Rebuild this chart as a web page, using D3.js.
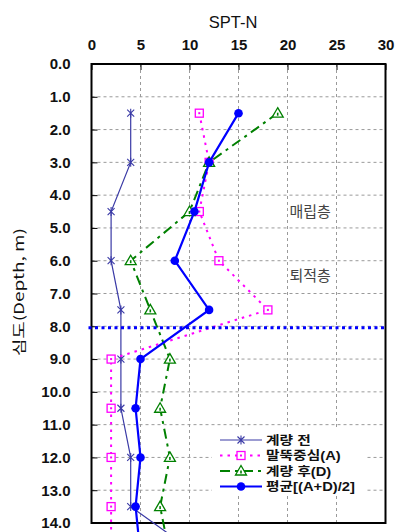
<!DOCTYPE html>
<html>
<head>
<meta charset="utf-8">
<script src="https://cdn.jsdelivr.net/npm/d3@7"></script>
<style>
  html, body { margin: 0; padding: 0; background: #fff; }
  svg { display: block; }
</style>
</head>
<body>
<svg id="chart" width="396" height="532"></svg>
<script>
// Depth of each SPT test (m)
const depths = [1.5, 3.0, 4.5, 6.0, 7.5, 9.0, 10.5, 12.0, 13.5, 15.0];
// SPT-N blow counts
const beforeN = [4, 4, 2, 2, 3, 3, 3, 4, 4, 11];          // 계량 전
const pileCenterN = [11, 12, 11, 13, 18, 2, 2, 2, 2, 2];  // 말뚝중심(A)
const afterN = [19, 12, 10, 4, 6, 8, 7, 8, 7, 8];         // 계량 후(D)
const meanN = [15, 12, 10.5, 8.5, 12, 5, 4.5, 5, 4.5, 5];  // 평균[(A+D)/2]

const xTicks = [0, 5, 10, 15, 20, 25, 30];
const yTicks = [0, 1, 2, 3, 4, 5, 6, 7, 8, 9, 10, 11, 12, 13, 14];
const layerBoundary = 8.0;
const layerLabels = [
  { text: "매립층", depth: 4.5, n: 20.2 },
  { text: "퇴적층", depth: 6.45, n: 20.2 }
];

const seriesNames = ["계량 전", "말뚝중심(A)", "계량 후(D)", "평균[(A+D)/2]"];

(function draw() {
  const svg = d3.select("#chart");
  const x = d3.scaleLinear().domain([0, 30]).range([91.5, 385.5]);
  const y = d3.scaleLinear().domain([0, 14]).range([64, 523]);
  const pLeft = x(0), pRight = x(30), pTop = y(0), pBottom = y(14);
  const numFont = "'Liberation Sans', Arial, sans-serif";
  const korFont = "'Noto Sans CJK KR', 'Liberation Sans', sans-serif";
  const mixFont = "'Liberation Sans', 'Noto Sans CJK KR', sans-serif";

  // Grid
  const grid = svg.append("g");
  grid.selectAll("line.v").data(xTicks.slice(1, -1)).join("line")
    .attr("x1", d => x(d)).attr("x2", d => x(d))
    .attr("y1", pTop).attr("y2", pBottom)
    .attr("stroke", "#9a9a9a").attr("stroke-width", 1).attr("stroke-dasharray", "3,3");
  grid.selectAll("line.h").data(yTicks.slice(1, -1)).join("line")
    .attr("x1", pLeft).attr("x2", pRight)
    .attr("y1", d => y(d)).attr("y2", d => y(d))
    .attr("stroke", "#9a9a9a").attr("stroke-width", 1).attr("stroke-dasharray", "3,3");

  // Inner tick marks via axes
  const topTicks = svg.append("g").attr("transform", `translate(0,${pTop})`)
    .call(d3.axisBottom(x).tickValues(xTicks).tickSize(6).tickFormat(""));
  topTicks.select(".domain").remove();
  topTicks.selectAll("line").attr("stroke", "#000").attr("stroke-width", 1);
  const leftTicks = svg.append("g").attr("transform", `translate(${pLeft},0)`)
    .call(d3.axisRight(y).tickValues(yTicks).tickSize(6).tickFormat(""));
  leftTicks.select(".domain").remove();
  leftTicks.selectAll("line").attr("stroke", "#000").attr("stroke-width", 1);

  // Tick labels
  const xLab = svg.append("g").attr("transform", `translate(0,${pTop})`)
    .call(d3.axisTop(x).tickValues(xTicks).tickSize(0).tickPadding(14).tickFormat(d3.format("d")));
  xLab.select(".domain").remove();
  xLab.selectAll("text").attr("font-family", numFont).attr("font-size", 15)
    .attr("font-weight", "bold").attr("fill", "#111");

  const yLab = svg.append("g").attr("transform", `translate(${pLeft},0)`)
    .call(d3.axisLeft(y).tickValues(yTicks).tickSize(0).tickPadding(21).tickFormat(d3.format(".1f")));
  yLab.select(".domain").remove();
  yLab.selectAll("text").attr("font-family", numFont).attr("font-size", 15)
    .attr("font-weight", "bold").attr("fill", "#111");

  // Axis titles
  svg.append("text").attr("x", 233).attr("y", 28).attr("text-anchor", "middle")
    .attr("font-family", numFont).attr("font-size", 16.5).attr("fill", "#111").text("SPT-N");
  svg.append("text").attr("transform", "translate(24,356) rotate(-90) scale(1.4,1)")
    .attr("text-anchor", "start").attr("font-family", korFont).attr("font-size", 13.5)
    .attr("fill", "#111").text("심도(Depth, m)");

  // Frame
  svg.append("rect").attr("x", pLeft).attr("y", pTop)
    .attr("width", pRight - pLeft).attr("height", pBottom - pTop)
    .attr("fill", "none").attr("stroke", "#000").attr("stroke-width", 2);

  // Layer labels
  svg.selectAll("text.layer").data(layerLabels).join("text")
    .attr("x", d => x(d.n)).attr("y", d => y(d.depth)).attr("dy", "0.35em")
    .attr("font-family", korFont).attr("font-size", 15).attr("fill", "#444")
    .text(d => d.text);

  // Series
  const series = [
    { name: seriesNames[0], values: beforeN, color: "#3a3aa6", width: 1.2, dash: null, marker: "star" },
    { name: seriesNames[1], values: pileCenterN, color: "#ff00ff", width: 2, dash: "2.5,5", marker: "square" },
    { name: seriesNames[2], values: afterN, color: "#008000", width: 2, dash: "10,5,3,5", marker: "triangle" },
    { name: seriesNames[3], values: meanN, color: "#0000ff", width: 2.2, dash: null, marker: "circle" }
  ];

  const line = d3.line().x(d => x(d[0])).y(d => y(d[1]));

  function drawMarker(g, type, color) {
    if (type === "star") {
      g.append("path").attr("d", "M-3.5,-3.5L3.5,3.5M-3.5,3.5L3.5,-3.5M0,-4.5L0,4.5")
        .attr("stroke", color).attr("stroke-width", 1.1).attr("fill", "none");
    } else if (type === "square") {
      g.append("rect").attr("x", -4).attr("y", -4).attr("width", 8).attr("height", 8)
        .attr("fill", "#fff").attr("stroke", color).attr("stroke-width", 1.3);
      g.append("rect").attr("x", -1).attr("y", -1).attr("width", 2).attr("height", 2).attr("fill", color);
    } else if (type === "triangle") {
      g.append("path").attr("d", "M0,-5.5L5.5,4L-5.5,4Z")
        .attr("fill", "#fff").attr("stroke", color).attr("stroke-width", 1.3);
      g.append("rect").attr("x", -0.8).attr("y", -0.5).attr("width", 1.6).attr("height", 3).attr("fill", color);
    } else {
      g.append("circle").attr("r", 4.3).attr("fill", color);
    }
  }

  series.forEach(s => {
    const pts = s.values.map((v, i) => [v, depths[i]]);
    svg.append("path").datum(pts).attr("d", line)
      .attr("fill", "none").attr("stroke", s.color).attr("stroke-width", s.width)
      .attr("stroke-dasharray", s.dash);
    pts.forEach(p => {
      const g = svg.append("g").attr("transform", `translate(${x(p[0])},${y(p[1])})`);
      drawMarker(g, s.marker, s.color);
    });
  });

  // Layer boundary
  svg.append("line").attr("x1", pLeft - 3).attr("x2", pRight)
    .attr("y1", y(layerBoundary) + 1.5).attr("y2", y(layerBoundary) + 1.5)
    .attr("stroke", "#0000ff").attr("stroke-width", 3).attr("stroke-dasharray", "3,3.5");

  // Legend
  const legend = svg.append("g");
  legend.append("rect").attr("x", 212).attr("y", 429).attr("width", 154).attr("height", 67).attr("fill", "#fff");
  series.forEach((s, i) => {
    const ly = 440 + i * 15.5;
    legend.append("line").attr("x1", 220).attr("x2", 262).attr("y1", ly).attr("y2", ly)
      .attr("stroke", s.color).attr("stroke-width", s.width).attr("stroke-dasharray", s.dash);
    const g = legend.append("g").attr("transform", `translate(241,${ly})`);
    drawMarker(g, s.marker, s.color);
    legend.append("text").attr("transform", `translate(266,${ly}) scale(1.18,1)`)
      .attr("dy", "0.36em")
      .attr("font-family", mixFont).attr("font-size", 12.5).attr("font-weight", "bold")
      .attr("fill", "#111").text(s.name);
  });
})();
</script>
</body>
</html>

== Task goal ==
Lines containing the string "chart" are to be selected and copied.

== Solution to this problem ==
Rebuild this chart as a web page, using D3.js.
<svg id="chart" width="396" height="532"></svg>
  const svg = d3.select("#chart");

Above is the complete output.